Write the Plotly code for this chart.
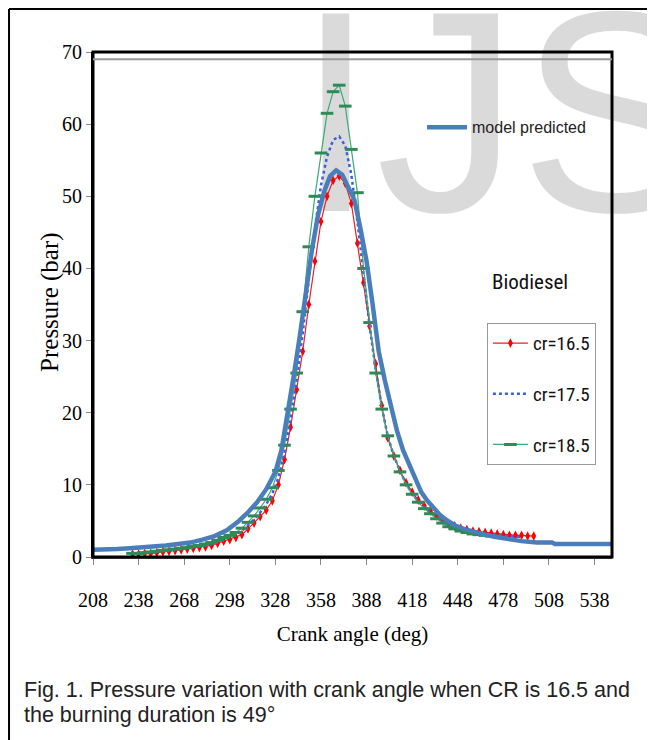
import plotly.graph_objects as go

# ---------------- data ----------------
crank_model = [208, 216, 224, 232, 240, 248, 256, 264, 272, 280, 288, 296, 300, 304, 310, 316, 322,
               328, 332, 336, 340, 344, 348, 352, 356, 360, 364, 368, 372, 376, 380, 384, 388,
               392, 396, 400, 404, 408, 412, 416, 420, 424, 428, 432, 436, 440, 446, 452, 458,
               464, 472, 480, 490, 500, 510, 512, 520, 530, 540, 549]
p_model = [1.0, 1.0, 1.1, 1.2, 1.3, 1.5, 1.6, 1.8, 2.0, 2.4, 2.9, 3.7, 4.3, 5.0, 6.2, 7.6, 9.4,
           11.8, 14.8, 19.5, 25.0, 30.5, 36.5, 42.5, 47.3, 50.6, 52.8, 53.6, 53.0, 51.2, 49.5, 45.5, 41.0,
           35.0, 28.5, 24.5, 21.0, 17.5, 14.8, 12.8, 10.8, 9.0, 7.8, 6.8, 5.9, 5.2, 4.4, 3.9, 3.5,
           3.2, 2.8, 2.5, 2.2, 2.0, 2.0, 1.8, 1.8, 1.8, 1.8, 1.8]

crank_cr165 = list(range(234, 499, 4))
p_cr165 = [0.4, 0.4, 0.5, 0.5, 0.6, 0.7, 0.8, 0.9, 1.0, 1.1, 1.2, 1.3, 1.4, 1.6, 1.9, 2.2,
           2.4, 2.7, 3.1, 3.9, 4.7, 5.6, 6.5, 7.8, 10.0, 13.5,
           18.0, 23.2, 28.5, 35.0, 41.0, 46.5, 50.0, 52.2, 52.8, 51.8,
           49.0, 43.5, 38.0, 32.0, 26.8, 21.0, 16.5, 14.0, 12.0, 10.3, 9.0, 7.9, 7.1, 6.4,
           5.7, 5.1, 4.6, 4.3, 4.0, 3.8, 3.6, 3.5, 3.4, 3.3, 3.2, 3.1, 3.0, 3.0, 3.0, 2.9, 2.9]

crank_cr175 = list(range(234, 491, 4))
p_cr175 = [0.4, 0.5, 0.5, 0.6, 0.7, 0.8, 0.9, 1.0, 1.1, 1.2, 1.3, 1.5, 1.6, 1.8, 2.1, 2.5,
           2.8, 3.1, 3.6, 4.4, 5.2, 6.2, 7.3, 8.8, 11.0, 14.5,
           19.0, 24.5, 31.0, 38.5, 45.5, 51.5, 55.5, 57.8, 58.3, 57.0,
           53.0, 46.5, 39.0, 32.0, 26.0, 20.8, 16.7, 14.0, 11.9, 10.2, 8.8, 7.7, 6.9, 6.2,
           5.5, 4.9, 4.4, 4.1, 3.8, 3.6, 3.4, 3.3, 3.2, 3.1, 3.0, 2.9, 2.9, 2.8, 2.8]

crank_cr185 = list(range(234, 471, 4))
p_cr185 = [0.5, 0.5, 0.6, 0.7, 0.8, 0.9, 1.0, 1.1, 1.2, 1.3, 1.5, 1.6, 1.8, 2.0, 2.3, 2.7,
           3.0, 3.4, 4.0, 4.8, 5.7, 6.8, 8.0, 9.6, 12.0, 15.5,
           20.5, 25.5, 34.0, 43.0, 50.0, 56.0, 61.5, 64.5, 65.4, 62.5,
           56.5, 50.5, 40.0, 32.5, 25.5, 20.5, 16.8, 14.0, 11.8, 10.0, 8.7, 7.6, 6.7, 6.0,
           5.3, 4.7, 4.2, 3.9, 3.6, 3.4, 3.2, 3.1, 3.0, 2.9]

x_ticks = [208, 238, 268, 298, 328, 358, 388, 418, 448, 478, 508, 538]
y_ticks = [0, 10, 20, 30, 40, 50, 60, 70]

assert len(crank_model) == len(p_model)
assert len(crank_cr165) == len(p_cr165)
assert len(crank_cr175) == len(p_cr175)
assert len(crank_cr185) == len(p_cr185)

SERIF = "Liberation Serif, Times New Roman, serif"
NARROW = "Roboto Condensed, DejaVu Sans Condensed, Liberation Sans Narrow, Liberation Sans, sans-serif"
SANS = "Liberation Sans, Arial, sans-serif"

fig = go.Figure()

# watermark (drawn first, under the curves)
fig.add_trace(go.Scatter(
    x=[478], y=[57.9], mode="text", text=["IJS"],
    textfont=dict(family=SANS, size=287, color="#dadada"),
    cliponaxis=False, showlegend=False, hoverinfo="skip"))

fig.add_trace(go.Scatter(
    x=crank_cr165, y=p_cr165, mode="lines+markers", name="cr=16.5",
    line=dict(color="#e8202a", width=1.2),
    marker=dict(symbol="diamond-tall", size=7, color="#ff0000"),
    legend="legend2", legendgroup="g1"))

fig.add_trace(go.Scatter(
    x=crank_cr175, y=p_cr175, mode="lines", name="cr=17.5",
    line=dict(color="#3a5fd9", width=2.5, dash="dot"),
    legend="legend2", legendgroup="g2"))

fig.add_trace(go.Scatter(
    x=crank_cr185, y=p_cr185, mode="lines+markers", name="cr=18.5",
    line=dict(color="#3aa878", width=1.2),
    marker=dict(symbol="line-ew", size=9, line=dict(width=3, color="#2e8b57")),
    legend="legend2", legendgroup="g3"))

fig.add_trace(go.Scatter(
    x=crank_model, y=p_model, mode="lines", name="model predicted",
    line=dict(color="#4a7ebb", width=4.5),
    legend="legend"))

fig.update_layout(
    width=655, height=740,
    margin=dict(l=85, r=51, t=44, b=191),
    paper_bgcolor="white", plot_bgcolor="white",
    xaxis=dict(range=[208, 549.5], tickvals=x_ticks, ticks="outside", ticklen=6,
               tickcolor="#888", showline=True, linecolor="#555", linewidth=2,
               showgrid=False, zeroline=False,
               tickfont=dict(family=SERIF, size=20, color="black"),
               ticklabelstandoff=18,
               title=dict(text="Crank angle (deg)", font=dict(family=SERIF, size=21, color="black"),
                          standoff=16)),
    yaxis=dict(range=[0, 70], tickvals=y_ticks, ticks="outside", ticklen=5,
               tickcolor="#888", showline=True, linecolor="black", linewidth=2,
               showgrid=False, zeroline=False,
               tickfont=dict(family=SERIF, size=20, color="black")),
    legend=dict(x=0.634, y=0.851, xanchor="left", yanchor="middle",
                bgcolor="rgba(0,0,0,0)", borderwidth=0, itemwidth=40,
                font=dict(family=SANS, size=16, color="#222")),
    legend2=dict(x=0.759, y=0.463, xanchor="left", yanchor="top",
                 bgcolor="white", bordercolor="#999", borderwidth=1, itemwidth=35,
                 tracegroupgap=23, traceorder="grouped",
                 font=dict(family=NARROW, size=19, color="#111")),
    showlegend=True,
    shapes=[
        dict(type="rect", xref="paper", yref="paper", x0=0, x1=1, y0=0, y1=1,
             line=dict(color="black", width=3)),
        dict(type="line", xref="paper", yref="y", x0=0, x1=1, y0=69, y1=69,
             line=dict(color="#999", width=2)),
        # figure frame (top and left)
        dict(type="line", xref="paper", yref="paper", x0=-0.1618, x1=1.1, y0=1.0851, y1=1.0851,
             line=dict(color="black", width=2)),
        dict(type="line", xref="paper", yref="paper", x0=-0.1618, x1=-0.1618, y0=1.0851, y1=-0.38,
             line=dict(color="black", width=2)),
    ],
    annotations=[
        dict(text="Pressure (bar)", xref="paper", yref="paper", x=-0.0829, y=0.505,
             xanchor="center", yanchor="middle", textangle=-90, showarrow=False,
             font=dict(family=SERIF, size=25, color="black")),
        dict(text="Biodiesel", xref="paper", yref="paper", x=0.842, y=0.545,
             xanchor="center", yanchor="middle",
             showarrow=False, font=dict(family=NARROW, size=21, color="#111")),
        dict(text="Fig. 1. Pressure variation with crank angle when CR is 16.5 and",
             xref="paper", yref="paper", x=-0.137, y=-0.263, xanchor="left", yanchor="middle",
             showarrow=False, font=dict(family=SANS, size=21.5, color="#222")),
        dict(text="the burning duration is 49°",
             xref="paper", yref="paper", x=-0.137, y=-0.313, xanchor="left", yanchor="middle",
             showarrow=False, font=dict(family=SANS, size=21.5, color="#222")),
    ],
)

fig.write_html("out.html")
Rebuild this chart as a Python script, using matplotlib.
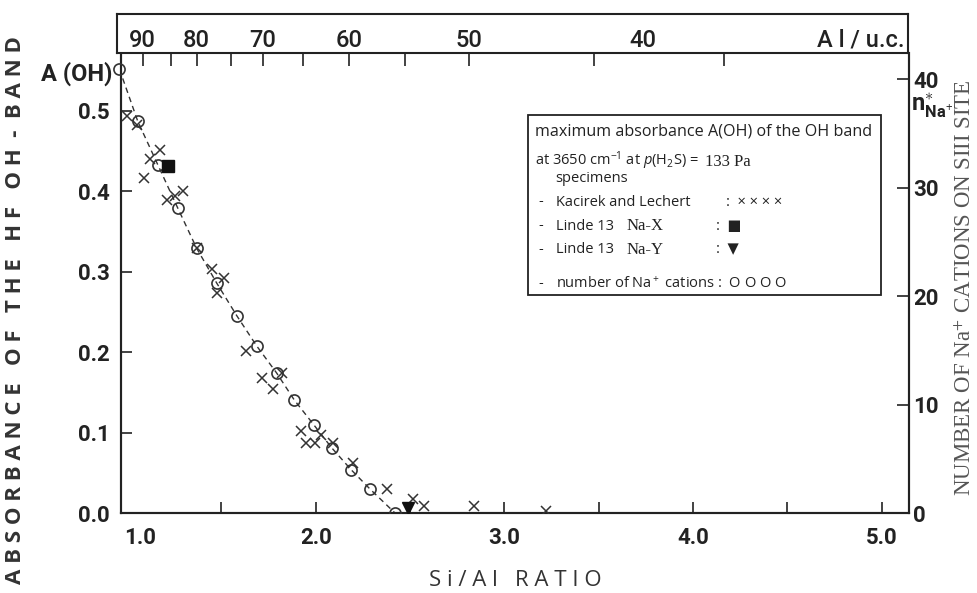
import matplotlib
matplotlib.use("Agg")
import matplotlib.pyplot as plt
from matplotlib.patches import Rectangle
from matplotlib.transforms import ScaledTranslation

# ---------------- data ----------------
kac_x = [1.0, 1.051, 1.09, 1.122, 1.175, 1.214, 1.254, 1.295, 1.369, 1.452, 1.475,
         1.514, 1.631, 1.717, 1.772, 1.82, 1.92, 1.949, 1.996, 2.026, 2.09, 2.196,
         2.38, 2.514, 2.576, 2.84, 3.219]
kac_y = [0.494, 0.4826, 0.417, 0.440, 0.4515, 0.389, 0.3947, 0.401, 0.329, 0.304, 0.273,
         0.292, 0.2019, 0.1683, 0.1538, 0.1737, 0.1024, 0.0875, 0.0875, 0.097, 0.0867, 0.0618,
         0.0295, 0.017, 0.0087, 0.0087, 0.003]

nax_x = [1.219]
nax_y = [0.4316]
nay_x = [2.488]
nay_y = [0.006]

na_x = [0.96, 1.057, 1.163, 1.269, 1.369, 1.475, 1.581, 1.687, 1.793, 1.887,
        1.991, 2.085, 2.187, 2.288, 2.42]
na_n = [40.9, 36.1, 32.1, 28.1, 24.4, 21.2, 18.2, 15.4, 12.9, 10.4,
        8.1, 6.0, 4.0, 2.2, 0.0]

x_ticks = [1.0, 1.5, 2.0, 2.5, 3.0, 3.5, 4.0, 4.5, 5.0]
x_ticklabels = ["1.0", "", "2.0", "", "3.0", "", "4.0", "", "5.0"]
y_ticks = [0.0, 0.1, 0.2, 0.3, 0.4, 0.5]
y_ticklabels = ["0.0", "0.1", "0.2", "0.3", "0.4", "0.5"]
r_ticks = [0, 10, 20, 30, 40]
r_ticklabels = ["0", "10", "20", "30", "40"]

# top axis (Al per unit cell), positions on the Si/Al scale
top_tick_pos = [1.083, 1.233, 1.369, 1.551, 1.719, 1.931, 2.175, 2.475, 2.814, 3.475, 4.164]
top_label_pos = [1.083, 1.369, 1.719, 2.175, 2.814, 3.735]
top_labels = ["90", "80", "70", "60", "50", "40"]

# ---------------- layout ----------------
W, H = 977, 593
INK = "#222222"
plt.rcParams['font.family'] = ['Roboto', 'DejaVu Sans']
plt.rcParams['mathtext.fontset'] = 'custom'
plt.rcParams['mathtext.rm'] = 'Open Sans'
plt.rcParams['mathtext.it'] = 'Open Sans:italic'
plt.rcParams['mathtext.bf'] = 'Roboto:bold'

fig = plt.figure(figsize=(W / 100, H / 100), dpi=100)

def fx(px):
    return px / W

def fy(py):
    return 1 - py / H

L, R, T, B = 121, 909, 53, 513
ax = fig.add_axes([fx(L), fy(B), (R - L) / W, (B - T) / H])
ax.set_xlim(0.968, 5.144)
ax.set_ylim(0, 0.572)
ax2 = ax.twinx()
ax2.set_ylim(0, 42.4)

for a in (ax, ax2):
    for s in a.spines.values():
        s.set_linewidth(1.5)
        s.set_color(INK)
    a.spines['top'].set_visible(False)

ax.set_xticks(x_ticks)
ax.set_xticklabels(x_ticklabels)
ax.set_yticks(y_ticks)
ax.set_yticklabels(y_ticklabels)
ax.tick_params(axis='x', direction='in', length=8, width=1.2, pad=10, labelsize=16,
               colors=INK)
ax.tick_params(axis='y', direction='in', length=8, width=1.2, pad=8, labelsize=16,
               colors=INK)
ax.xaxis.get_major_ticks()[0].tick1line.set_visible(False)
ax.yaxis.get_major_ticks()[0].tick1line.set_visible(False)
lab0 = ax.get_xticklabels()[0]
lab0.set_transform(lab0.get_transform() + ScaledTranslation(13 / 100, 0, fig.dpi_scale_trans))

ax2.set_yticks(r_ticks)
ax2.set_yticklabels(r_ticklabels)
ax2.tick_params(axis='y', direction='in', length=9, width=1.2, pad=3, labelsize=16,
                colors=INK)
ax2.yaxis.get_major_ticks()[0].tick2line.set_visible(False)

for lab in ax.get_xticklabels() + ax.get_yticklabels() + ax2.get_yticklabels():
    lab.set_fontweight('bold')

# data marks
ax2.plot(na_x, na_n, linestyle=(0, (4, 3)), color="#333333", lw=1.0, zorder=2)
ax2.plot(na_x[:-1], na_n[:-1], 'o', ms=8, mfc='none', mec="#333333", mew=1.2,
         clip_on=False, zorder=3)
ax2.plot(na_x[-1:], na_n[-1:], 'o', ms=8, mfc='none', mec="#333333", mew=1.2,
         clip_on=True, zorder=3)
ax2.plot(kac_x, [v * 42.4 / 0.572 for v in kac_y], 'x', ms=7.5, mec="#333333", mew=1.1,
         zorder=3)
ax2.plot(nax_x, [v * 42.4 / 0.572 for v in nax_y], 's', ms=8, color="#111111", zorder=4)
ax2.plot(nay_x, [v * 42.4 / 0.572 for v in nay_y], 'v', ms=8, color="#111111", zorder=4)

# ---------------- top box axis ----------------
axt = fig.add_axes([fx(117), fy(53), (908 - 117) / W, (53 - 14) / H])
axt.set_xlim(0.947, 5.139)
axt.set_ylim(0, 1)
axt.set_yticks([])
axt.set_xticks(top_tick_pos)
axt.tick_params(axis='x', direction='out', length=9, width=1.2, labelbottom=False,
                colors=INK)
for s in axt.spines.values():
    s.set_linewidth(1.5)
    s.set_color(INK)
for p, t in zip(top_label_pos, top_labels):
    axt.text(p, 0.33, t, ha='center', va='center', fontsize=17, color=INK,
             fontweight='medium')
axt.text(0.995, 0.33, "A l / u.c.", transform=axt.transAxes, ha='right', va='center',
         fontsize=17, color=INK, fontweight='medium')

# ---------------- axis labels ----------------
fig.text(fx(16), fy(310), "A B S O R B A N C E   O F   T H E   H F   O H  -  B A N D",
         rotation=90, ha='center', va='center', fontsize=16, fontweight='bold',
         color="#333333", family=['Open Sans', 'DejaVu Sans'])
fig.text(fx(112), fy(74), "A (OH)", ha='right', va='center', fontsize=17,
         fontweight='bold', color=INK)
fig.text(fx(515), fy(581), "S i / A l   R A T I O", ha='center', va='center',
         fontsize=16, color="#333333", family=['Open Sans', 'DejaVu Sans'])
fig.text(fx(965), fy(288), "NUMBER OF Na$^{+}$ CATIONS ON SIII SITE", rotation=90,
         ha='center', va='center', fontsize=16.5, color="#555555",
         family=['Liberation Serif'], math_fontfamily='stix')
fig.text(fx(911), fy(111), r"$\mathbf{n}^{\ast}_{\mathbf{Na}^{+}}$", ha='left',
         va='baseline', fontsize=17, color=INK)

# ---------------- legend box ----------------
fig.add_artist(Rectangle((fx(528), fy(295)), (881 - 528) / W, (295 - 115) / H,
                         transform=fig.transFigure, fill=False, lw=1.3, ec=INK))
sans = ['Open Sans', 'DejaVu Sans']
serif = ['Liberation Serif']
fs = 10.5

def lt(px, py, s, fam=sans, size=fs):
    fig.text(fx(px), fy(py), s, ha='left', va='center', fontsize=size, color=INK,
             family=fam)

lt(535, 131, "maximum absorbance A(OH) of the OH band", size=11.6)
lt(535, 161, "at 3650 cm$^{-1}$ at $p$(H$_2$S) =", size=10.5)
lt(705, 162, "133 Pa", serif, 12)
lt(555, 179, "specimens")
for py, name in [(202, "Kacirek and Lechert"), (226, "Linde 13"), (250, "Linde 13")]:
    lt(538, py, "-")
    lt(556, py, name)
lt(627, 226, "Na-X", serif, 12)
lt(627, 250, "Na-Y", serif, 12)
lt(726, 202, ":  × × × ×")
lt(716, 226, ":  ■")
lt(716, 250, ":  ▼")
lt(538, 284, "-")
lt(556, 284, "number of Na$^+$ cations :  O O O O")

fig.savefig("out.png", dpi=100)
──────────
(WRITTEN REQUEST): From the first line above through the line containing "3.2, 2.8, 2.5, 2.2, 2.0, 2.0, 1.8, 1.8, 1.8, 1.8, 1.8]", copy everything exactly, without the pictures.

(WRITTEN SOLUTION):
Write the Plotly code for this chart.
import plotly.graph_objects as go

# ---------------- data ----------------
crank_model = [208, 216, 224, 232, 240, 248, 256, 264, 272, 280, 288, 296, 300, 304, 310, 316, 322,
               328, 332, 336, 340, 344, 348, 352, 356, 360, 364, 368, 372, 376, 380, 384, 388,
               392, 396, 400, 404, 408, 412, 416, 420, 424, 428, 432, 436, 440, 446, 452, 458,
               464, 472, 480, 490, 500, 510, 512, 520, 530, 540, 549]
p_model = [1.0, 1.0, 1.1, 1.2, 1.3, 1.5, 1.6, 1.8, 2.0, 2.4, 2.9, 3.7, 4.3, 5.0, 6.2, 7.6, 9.4,
           11.8, 14.8, 19.5, 25.0, 30.5, 36.5, 42.5, 47.3, 50.6, 52.8, 53.6, 53.0, 51.2, 49.5, 45.5, 41.0,
           35.0, 28.5, 24.5, 21.0, 17.5, 14.8, 12.8, 10.8, 9.0, 7.8, 6.8, 5.9, 5.2, 4.4, 3.9, 3.5,
           3.2, 2.8, 2.5, 2.2, 2.0, 2.0, 1.8, 1.8, 1.8, 1.8, 1.8]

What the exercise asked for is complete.